Terrorismo, indagato imam della moschea di San Marcellino

di Redazione
 SAN MARCELLINO. 26 nordafricani, tutti regolari e i
gran parte algerini, residenti in varie città d’Italia, sono indagati per
associazione a delinquere con finalità di terrorismo. Tra questi c’è anche l’imam
della moschea di San Marcellino, nel casertano.

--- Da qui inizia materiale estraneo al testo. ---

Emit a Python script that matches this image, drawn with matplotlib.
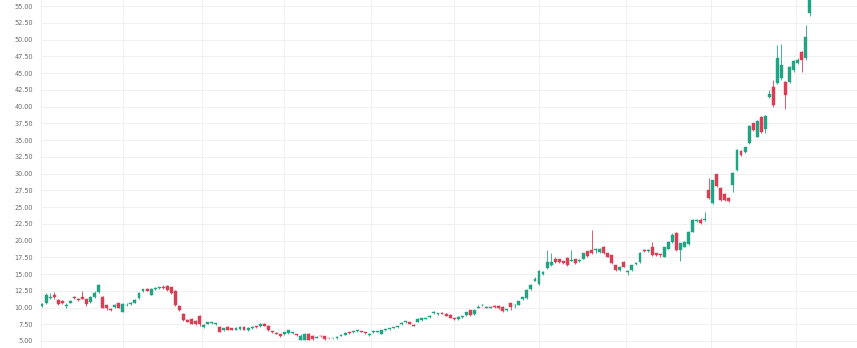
import matplotlib
matplotlib.use("Agg")
import matplotlib.pyplot as plt
import numpy as np

opens = [10.2, 10.6, 11.4, 11.9, 11.1, 10.9, 10.2, 10.7, 11.5, 11.3, 11.6, 11.2, 10.8, 11.5, 12.3, 11.6, 10.3, 9.8, 10.1, 10.6,
         9.4, 10.3, 10.5, 10.7, 11.4, 12.4, 12.7, 11.9, 12.7, 12.9, 13.0, 13.2, 13.0, 12.5, 10.2, 9.1, 8.1, 8.3, 8.0, 8.8,
         7.1, 7.6, 7.7, 7.5, 7.1, 6.6, 7.1, 6.9, 6.7, 6.8, 7.1, 6.6, 6.9, 7.15, 7.2, 7.6, 7.3, 6.4, 6.2, 6.0,
         6.0, 6.2, 6.2, 6.0, 5.2, 5.2, 6.1, 5.8, 5.5, 5.8, 5.7, 5.45, 5.4, 5.4, 5.75, 5.95, 6.3, 6.3, 6.45, 6.45,
         6.2, 5.95, 6.3, 6.35, 6.1, 6.6, 6.8, 6.95, 7.1, 7.5, 7.8, 7.8, 7.4, 7.9, 8.1, 8.35, 8.6, 9.2, 9.0, 9.2,
         9.1, 8.9, 8.4, 8.3, 8.6, 8.9, 9.6, 9.0, 10.0, 10.3, 9.95, 10.0, 10.2, 10.2, 10.1, 9.6, 10.6, 10.3, 10.4, 11.2,
         11.4, 12.7, 14.0, 13.5, 15.0, 15.85, 16.3, 17.3, 17.2, 16.9, 17.4, 17.0, 17.2, 16.9, 17.3, 18.4, 18.6, 18.6, 18.3, 19.1,
         18.1, 17.8, 16.3, 15.6, 16.8, 15.3, 15.6, 16.5, 16.8, 18.6, 18.4, 19.1, 18.1, 17.85, 17.6, 18.8, 19.8, 21.1, 18.6, 19.1,
         19.5, 21.3, 22.9, 23.1, 23.0, 27.5, 25.55, 29.9, 27.9, 27.0, 26.4, 28.3, 30.5, 33.4, 33.25, 34.5, 37.5, 35.5, 38.5, 36.6,
         41.4, 42.9, 43.5, 44.2, 43.7, 43.7, 45.4, 46.5, 48.2, 47.2, 53.9]
closes = [10.5, 11.8, 11.6, 11.5, 10.5, 10.7, 10.4, 10.9, 11.4, 11.1, 11.3, 10.5, 11.6, 12.2, 13.3, 10.0, 9.9, 9.7, 10.3, 10.0,
          10.5, 10.4, 10.7, 11.1, 12.2, 12.7, 12.5, 12.8, 12.9, 13.0, 12.95, 12.6, 12.1, 10.3, 9.6, 8.1, 7.9, 7.6, 7.5, 7.5,
          7.4, 7.8, 7.8, 7.6, 6.35, 6.9, 6.7, 6.7, 7.0, 7.1, 6.65, 7.0, 7.1, 7.1, 7.6, 7.3, 6.6, 6.3, 6.1, 5.7,
          6.3, 6.6, 6.25, 5.9, 5.7, 6.1, 5.2, 5.3, 5.6, 5.7, 5.3, 5.4, 5.45, 5.6, 5.95, 6.25, 6.2, 6.4, 6.5, 6.4,
          6.15, 6.0, 6.35, 6.4, 6.6, 6.65, 6.85, 7.0, 7.2, 7.7, 7.85, 7.6, 7.3, 8.3, 8.4, 8.4, 8.8, 9.3, 9.05, 9.1,
          8.8, 8.5, 8.3, 8.6, 8.7, 9.3, 8.9, 9.6, 10.1, 10.35, 10.1, 10.1, 10.1, 9.9, 9.5, 9.7, 10.1, 10.4, 10.9, 11.5,
          12.6, 13.4, 14.3, 15.4, 15.3, 16.8, 16.8, 16.8, 16.8, 16.6, 16.3, 17.1, 16.6, 17.0, 18.1, 17.7, 18.1, 18.7, 18.8, 18.1,
          17.6, 16.6, 15.6, 16.1, 16.1, 15.4, 16.3, 16.6, 18.2, 18.5, 18.6, 17.8, 17.8, 17.8, 19.0, 19.8, 20.8, 18.6, 19.6, 19.8,
          21.3, 23.1, 23.0, 22.6, 23.2, 26.3, 29.0, 28.1, 26.0, 26.0, 25.95, 30.1, 33.5, 32.8, 33.9, 37.1, 36.5, 37.9, 36.2, 38.6,
          41.8, 40.2, 47.2, 46.2, 41.7, 45.9, 46.8, 47.0, 46.9, 50.4, 56.5]
highs = [10.7, 12.1, 12.2, 12.3, 11.2, 11.1, 10.6, 11.1, 11.7, 11.4, 12.5, 11.3, 11.7, 12.4, 13.5, 11.7, 10.4, 9.9, 10.5, 10.7,
         10.6, 10.6, 10.8, 11.2, 12.3, 12.8, 12.9, 12.9, 13.0, 13.1, 13.3, 13.3, 13.1, 12.6, 10.3, 9.2, 8.3, 8.4, 8.1, 8.9,
         7.5, 7.9, 7.9, 7.7, 7.2, 7.0, 7.2, 7.0, 7.1, 7.2, 7.2, 7.1, 7.2, 7.3, 7.7, 7.7, 7.4, 6.5, 6.3, 6.1,
         6.4, 6.7, 6.4, 6.1, 6.0, 6.2, 6.2, 5.9, 5.7, 5.9, 5.8, 5.5, 5.5, 5.7, 6.0, 6.3, 6.4, 6.5, 6.6, 6.5,
         6.3, 6.2, 6.5, 6.5, 6.7, 6.7, 7.0, 7.1, 7.3, 7.9, 8.0, 7.9, 7.5, 8.4, 8.5, 8.5, 8.9, 9.5, 9.15, 9.3,
         9.2, 9.0, 8.5, 8.7, 8.8, 9.4, 9.7, 9.7, 10.3, 10.5, 10.2, 10.2, 10.3, 10.3, 10.2, 9.8, 10.7, 10.5, 11.0, 11.6,
         12.7, 13.5, 14.5, 15.6, 15.5, 18.6, 18.1, 17.5, 17.3, 17.0, 17.5, 18.6, 17.3, 17.2, 18.2, 18.5, 21.5, 18.9, 18.9, 19.2,
         18.2, 17.9, 16.4, 16.2, 16.9, 15.6, 16.4, 16.8, 18.3, 18.8, 18.8, 19.8, 18.2, 18.0, 19.1, 19.9, 21.1, 21.2, 19.7, 19.9,
         21.4, 23.2, 23.2, 23.3, 24.3, 29.4, 29.1, 30.0, 28.0, 27.1, 26.5, 30.2, 33.6, 33.5, 34.0, 37.2, 37.6, 38.0, 38.6, 38.7,
         42.5, 44.0, 49.2, 49.4, 43.8, 46.0, 46.9, 47.2, 48.3, 52.2, 57.0]
lows = [10.1, 10.5, 11.2, 11.3, 10.3, 10.5, 10.0, 10.6, 11.2, 11.0, 11.2, 10.2, 10.7, 11.4, 12.2, 9.9, 9.7, 9.5, 10.0, 9.9,
        9.3, 10.2, 10.4, 10.6, 11.3, 12.3, 12.4, 11.8, 12.6, 12.8, 12.8, 12.5, 12.0, 10.2, 9.5, 8.0, 7.8, 7.5, 7.4, 7.3,
        7.0, 7.5, 7.6, 7.4, 6.3, 6.5, 6.6, 6.6, 6.6, 6.7, 6.6, 6.5, 6.8, 7.0, 7.1, 7.2, 6.5, 6.2, 6.0, 5.6,
        5.9, 6.1, 6.1, 5.8, 5.1, 5.1, 5.1, 5.2, 5.4, 5.6, 5.2, 5.3, 5.3, 5.3, 5.7, 5.9, 6.1, 6.2, 6.4, 6.3,
        6.0, 5.8, 6.2, 6.3, 6.0, 6.5, 6.7, 6.9, 7.0, 7.4, 7.7, 7.5, 7.2, 7.8, 8.0, 8.3, 8.5, 9.1, 8.9, 9.0,
        8.7, 8.4, 8.2, 8.2, 8.5, 8.8, 8.8, 8.9, 9.9, 10.2, 9.9, 9.9, 10.0, 9.8, 9.4, 9.5, 9.6, 9.9, 10.3, 11.1,
        11.3, 12.6, 13.9, 13.4, 14.9, 15.7, 16.2, 16.7, 16.7, 16.5, 16.2, 16.9, 16.5, 16.8, 17.2, 17.6, 18.0, 18.2, 18.2, 18.0,
        17.5, 16.5, 15.4, 15.5, 16.0, 14.9, 15.5, 16.3, 16.7, 18.3, 18.3, 17.7, 17.7, 17.6, 17.5, 18.7, 19.7, 18.5, 17.0, 19.0,
        19.4, 21.2, 22.8, 22.5, 22.9, 26.2, 25.4, 28.0, 25.9, 25.9, 25.7, 27.3, 30.4, 32.6, 33.1, 34.4, 36.4, 35.4, 36.1, 36.0,
        41.2, 40.0, 43.3, 44.0, 39.7, 43.5, 45.2, 46.3, 45.2, 47.0, 53.5]

month_starts = [20, 39.5, 60, 81.5, 102, 123, 144.5, 165.5, 186.5]
y_ticks = [5.0 + 2.5 * k for k in range(21)]

UP = "#22a383"
DOWN = "#dc3d55"

fig = plt.figure(figsize=(8.57, 3.48), dpi=100)
ax = fig.add_axes([41 / 857, 0, 1 - 41 / 857, 1])

n = len(opens)
x = np.arange(n)
o = np.array(opens); c = np.array(closes); h = np.array(highs); l = np.array(lows)
up = c >= o
cols = np.where(up, UP, DOWN)

ax.vlines(x, l, h, colors=cols, linewidth=0.7, alpha=0.85, zorder=3)
bottoms = np.minimum(o, c)
heights = np.maximum(np.abs(c - o), 0.12)
ax.bar(x, heights, bottom=bottoms, width=0.72, color=cols, edgecolor=cols, linewidth=0.3, zorder=4)

ax.set_ylim(3.955, 55.9)
ax.set_xlim(-0.25, 201.7)
ax.set_yticks(y_ticks)
ax.set_yticklabels([f"{t:.2f}" for t in y_ticks])
ax.tick_params(axis="y", length=0, pad=6, labelsize=4.7, labelcolor="#6b6b6b")
ax.set_xticks(month_starts)
ax.tick_params(axis="x", length=0, labelbottom=False)
ax.grid(True, color="#f0f0f0", linewidth=0.7, zorder=0)
ax.set_axisbelow(True)
for s in ["top", "right", "bottom"]:
    ax.spines[s].set_visible(False)
ax.spines["left"].set_color("#eeeeee")
ax.spines["left"].set_linewidth(0.7)

fig.savefig("out.png", dpi=100, facecolor="white")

L’operazione, condotta dalla polizia di prevenzione (Ucigos) e
coordinata dalla Procura della Repubblica di Venezia, ha avuto come epicentro
Vicenza, dove sono state eseguite 8 perquisizioni, per altrettanti indagati, 7
algerini e un nigeriano. Uno di essi era stato già coinvolto a Vicenza
nell’inchiesta su un gruppo Salafita, vicino ad Al Qaida, che nel 2006 aveva
portato a 5 arresti. Persone poi assolte nel processo.

Nel mirino dei
magistrati sono finiti anche due imam, quello di San Marcellino e della moschea
di Via dei Mille a Vicenza. Sarebbe conosciuto come un integralista, che chiede
il rispetto totale delle regole del Corano; fra queste, l’obbligo di dare
assistenza e ospitalità ai confratelli. Proprio il supporto logistico in favore
dei clandestini provenienti dal Maghreb è uno dei punti cardine dell’inchiesta,
che ha portato a perquisizioni in sei regioni, nelle province di Vicenza,
Venezia, Padova, Brescia, Firenze, Caserta, Como, Cuneo e Trento.

Un’indagine “preventiva”
– viene sottolineato negli ambienti dell’antiterrorismo – scattata non sulla
base di prove riguardanti progetti di attentati o azioni dimostrative, ma per
disarticolare una rete che dava assistenza e supporto logistico a clandestini
che potevano così spostarsi in vari Paesi d’Europa. Una base di questa rete,
secondo l’accusa, gravitava attorno all’imam della moschea di San Marcellino.
Agli immigrati venivano offerti ospitalità, assistenza economica e documenti
contraffatti per restare sul territorio nazionale e anche per spostarsi
agevolmente in area Schengen. Agli indagati è infatti contestata anche
l’associazione per delinquere finalizzata all’immigrazione clandestina.

Le
perquisizioni hanno portato al sequestro di molto materiale cartaceo e di un
personal computer. Gli indagati, da quanto si è appreso, definivano gli
attentati dell’11 settembre 2001 una “prova” della grandezza dell’Islam e il “martirio”
un modello di lotta, la strada da seguire nel conflitto islam-occidente.

Le
indagini della Questura di Venezia, sviluppate capillarmente anche in ambito
internazionale, hanno documentato il notevole fanatismo ideologico-religioso di
alcuni degli indagati, che auspicavano non solo la caduta dell’attuale Governo
algerino, ma erano anche animati da profondo rancore nel confronti degli
italiani, degli ebrei, e da disprezzo verso la cultura occidentale.